En l'espèce, alors qu'il était détenu à l'établissement, le recourant a fait l'objet de deux sanctions disciplinaires d'une durée d'un jour chacune, lesquelles ont pris effet dès leur prononcé, à savoir les 22 et 23 décembre 2016. Ces sanctions ont été exécutées immédiatement.

Le recourant a été remis en liberté le 2 mars 2017. Aucun élément du dossier ne laisse à penser qu'il est susceptible d'être incarcéré à nouveau à l'établissement, et par conséquent d'y être encore une fois sanctionné disciplinairement.

3. Il n'y a dès lors aucune raison de passer outre l'exigence de l'intérêt actuel (ATA/29/2017 précité consid. 3b ; ATA/732/2015 du 14 juillet 2015 consid. 4b; ATA/541/2010 du 4 août 2010, confirmé par arrêt du Tribunal fédéral 1B_295/2010 du 14 septembre 2010).

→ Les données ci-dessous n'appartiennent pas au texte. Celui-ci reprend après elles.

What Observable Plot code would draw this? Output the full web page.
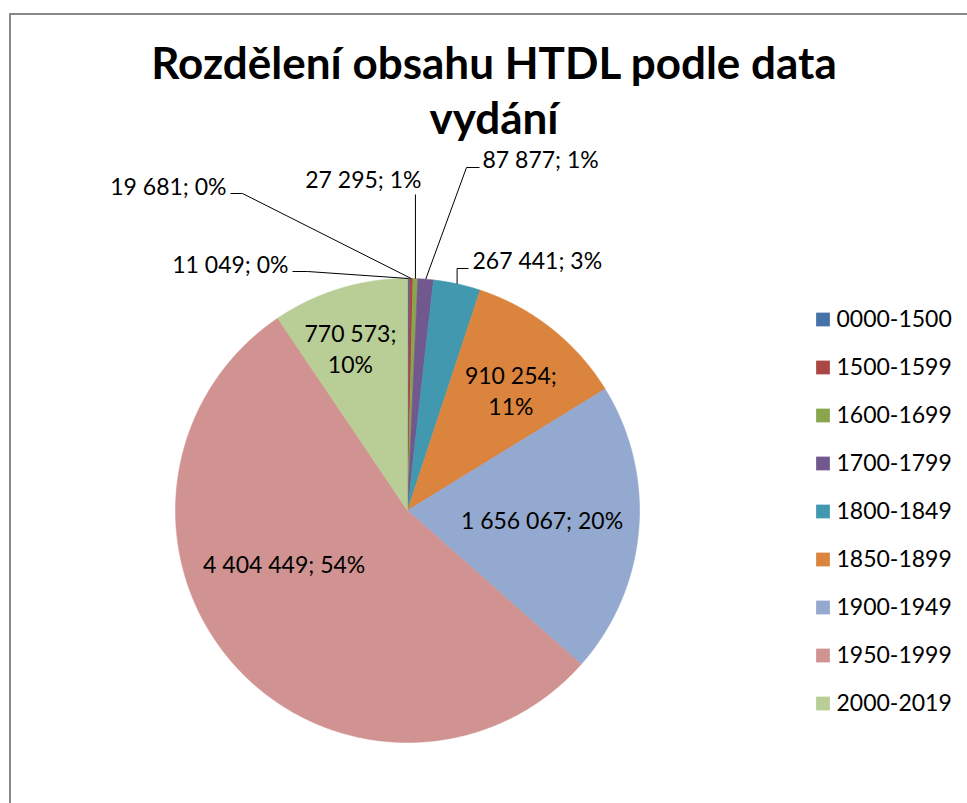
<!DOCTYPE html>
<html>
<head>
<meta charset="utf-8">
<script src="https://cdn.jsdelivr.net/npm/d3@7"></script>
<script src="https://cdn.jsdelivr.net/npm/@observablehq/plot@0.6"></script>
<style>
  html, body { margin: 0; padding: 0; background: #fff; }
  #chart { position: relative; width: 967px; height: 803px; overflow: hidden; background: #fff; font-family: Lato, "Open Sans", sans-serif; }
  #frame { position: absolute; left: 9px; top: 13px; right: -10px; bottom: -10px; border-top: 2px solid #888; border-left: 2px solid #888; }
  #title { position: absolute; left: 0; width: 988px; top: 35px; text-align: center; font-family: Lato, sans-serif; font-weight: bold; font-size: 44px; line-height: 55px; color: #000; }
  #pie { position: absolute; left: 0; top: 140px; }
  #legend { position: absolute; left: 800px; top: 294px; }
</style>
</head>
<body>
<div id="chart">
  <div id="frame"></div>
  <div id="title">Rozdělení obsahu HTDL podle data<br>vydání</div>
  <div id="pie"></div>
  <div id="legend"></div>
</div>
<script>
// ---- data ----
const categories = ["0000-1500","1500-1599","1600-1699","1700-1799","1800-1849","1850-1899","1900-1949","1950-1999","2000-2019"];
const counts = [11049, 19681, 27295, 87877, 267441, 910254, 1656067, 4404449, 770573];
const percentLabels = ["0%","0%","1%","1%","3%","11%","20%","54%","10%"];
const colors = ["#4572A7","#AA4643","#89A54E","#71588F","#4198AF","#DB843D","#93A9CF","#D19392","#B9CD96"];

// ---- layout (pixels) ----
const R = 232;                 // pie radius
const W = 790, H = 663;        // pie svg size
const CX = 407, CY = 370;      // pie centre inside svg
// inside labels: radius fraction and angle shift (deg) from slice mid-angle
const insideLayout = {
  5: {r: 0.687, shift: 2.1, twoLines: true},
  6: {r: 0.581, shift: -1.5, twoLines: false},
  7: {r: 0.578, shift: 18.1, twoLines: false},
  8: {r: 0.744, shift: -2.3, twoLines: true}
};
// outside labels: offsets from pie centre (px, y down); null x in a leader point = slice edge x
const outsideLayout = {
  0: {tx: -119, ty: -245, anchor: "end",   leader: [[-115, -239], [-100, -239]]},
  1: {tx: -181, ty: -323, anchor: "end",   leader: [[-177, -317], [-165, -317]]},
  2: {tx: 14,   ty: -330, anchor: "end",   leader: [[null, -316]]},
  3: {tx: 75,   ty: -350, anchor: "start", leader: [[72, -343], [59, -343]]},
  4: {tx: 65,   ty: -249, anchor: "start", leader: [[61, -242], [null, -242]]}
};

const fmt = d3.formatLocale({thousands: " ", grouping: [3], decimal: ","}).format(",d");
const arcs = d3.pie().sort(null)(counts);

// slice polygons in unit coordinates (y up)
const piePts = [];
arcs.forEach((a, i) => {
  const cat = categories[i];
  piePts.push({cat, x: 0, y: 0});
  const n = Math.max(2, Math.ceil((a.endAngle - a.startAngle) / (Math.PI / 720)));
  for (let k = 0; k <= n; k++) {
    const t = a.startAngle + (a.endAngle - a.startAngle) * k / n;
    piePts.push({cat, x: Math.sin(t), y: Math.cos(t)});
  }
  piePts.push({cat, x: 0, y: 0});
});

const labels = [];
const leaders = [];
arcs.forEach((a, i) => {
  const mid = (a.startAngle + a.endAngle) / 2;
  const cat = categories[i];
  if (insideLayout[i]) {
    const L = insideLayout[i];
    const t = mid + L.shift * Math.PI / 180;
    labels.push({
      x: L.r * Math.sin(t), y: L.r * Math.cos(t),
      text: fmt(counts[i]) + ";" + (L.twoLines ? "\n" : " ") + percentLabels[i],
      anchor: "middle"
    });
  } else if (outsideLayout[i]) {
    const L = outsideLayout[i];
    labels.push({x: L.tx / R, y: -L.ty / R, text: fmt(counts[i]) + "; " + percentLabels[i], anchor: L.anchor});
    const ex = Math.sin(mid), ey = Math.cos(mid);
    L.leader.forEach(([px, py]) => {
      leaders.push({cat, x: px === null ? ex : px / R, y: -py / R});
    });
    leaders.push({cat, x: ex, y: ey});
  }
});

const color = {domain: categories, range: colors};

const pie = Plot.plot({
  width: W, height: H,
  margin: 0,
  x: {domain: [-CX / R, (W - CX) / R], range: [0, W], axis: null},
  y: {domain: [-(H - CY) / R, CY / R], range: [H, 0], axis: null},
  color,
  style: {fontFamily: "Lato, 'Open Sans', sans-serif", background: "transparent", overflow: "visible"},
  marks: [
    Plot.line(piePts, {x: "x", y: "y", z: "cat", fill: "cat", stroke: "cat", strokeWidth: 0.6, strokeLinejoin: "round"}),
    Plot.line(leaders, {x: "x", y: "y", z: "cat", stroke: "#000", strokeWidth: 1, strokeLinecap: "butt"}),
    Plot.text(labels.filter(d => d.anchor === "middle"), {x: "x", y: "y", text: "text", textAnchor: "middle", fontSize: 23, lineHeight: 1.35, fill: "#000"}),
    Plot.text(labels.filter(d => d.anchor === "start"), {x: "x", y: "y", text: "text", textAnchor: "start", fontSize: 23, fill: "#000"}),
    Plot.text(labels.filter(d => d.anchor === "end"), {x: "x", y: "y", text: "text", textAnchor: "end", fontSize: 23, fill: "#000"})
  ]
});
document.getElementById("pie").append(pie);

const legend = Plot.plot({
  width: 167, height: 433,
  margin: 0,
  y: {type: "band", domain: categories, range: [0, 433], padding: 0, axis: null},
  color,
  style: {fontFamily: "Lato, 'Open Sans', sans-serif", background: "transparent", overflow: "visible"},
  marks: [
    Plot.dot(categories, {y: d => d, frameAnchor: "left", dx: 22.5, symbol: "square", r: Math.sqrt(196 / Math.PI), fill: d => d, stroke: "#fff", strokeOpacity: 0.5, strokeWidth: 0.5}),
    Plot.text(categories, {y: d => d, frameAnchor: "left", dx: 36, text: d => d, textAnchor: "start", fontSize: 23, fill: "#000"})
  ]
});
document.getElementById("legend").append(legend);
</script>
</body>
</html>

4. Il en résulte que le recours est irrecevable.

5. Vu la nature du litige, aucun émolument ne sera perçu (art. 87 al. 1 LPA et art. 12 al. 1 du règlement sur les frais, émoluments et indemnités en procédure administrative du 30 juillet 1986 - RFPA - E 5 10.03) et, vu son issue, aucune indemnité de procédure ne sera allouée (art. 87 al. 2 LPA).

 

* * * * *

PAR CES MOTIFS
LA CHAMBRE ADMINISTRATIVE

déclare irrecevable le recours interjeté le 4 janvier 2017 par Monsieur A______ contre les décisions de l'établissement fermé La Brenaz des 22 et 23 décembre 2016 ;

dit qu'il n'est pas perçu d'émolument, ni alloué d'indemnité de procédure ;

dit que conformément aux art. 78 et ss de la loi fédérale sur le Tribunal fédéral du 17 juin 2005 (LTF - RS 173.110), le présent arrêt peut être porté dans les trente jours qui suivent sa notification par-devant le Tribunal fédéral, par la voie du recours en matière pénale ; le mémoire de recours doit indiquer les conclusions, motifs et moyens de preuve et porter la signature du recourant ou de son mandataire ; il doit être adressé au Tribunal fédéral, 1000 Lausanne 14, par voie postale ou par voie électronique aux conditions de l’art. 42 LTF. Le présent arrêt et les pièces en possession du recourant, invoquées comme moyens de preuve, doivent être joints à l’envoi ;

communique le présent arrêt à Monsieur A______ ainsi qu'à l'établissement fermé La Brenaz.

Siégeants : M. Verniory, président, M. Thélin, Mme Junod, juges.

 

Au nom de la chambre administrative :

la greffière-juriste :

 

 

A. Piguet Maystre

 

 

le président siégeant :

 

 

J.-M. Verniory

 

 

 

Copie conforme de cet arrêt a été communiquée aux parties.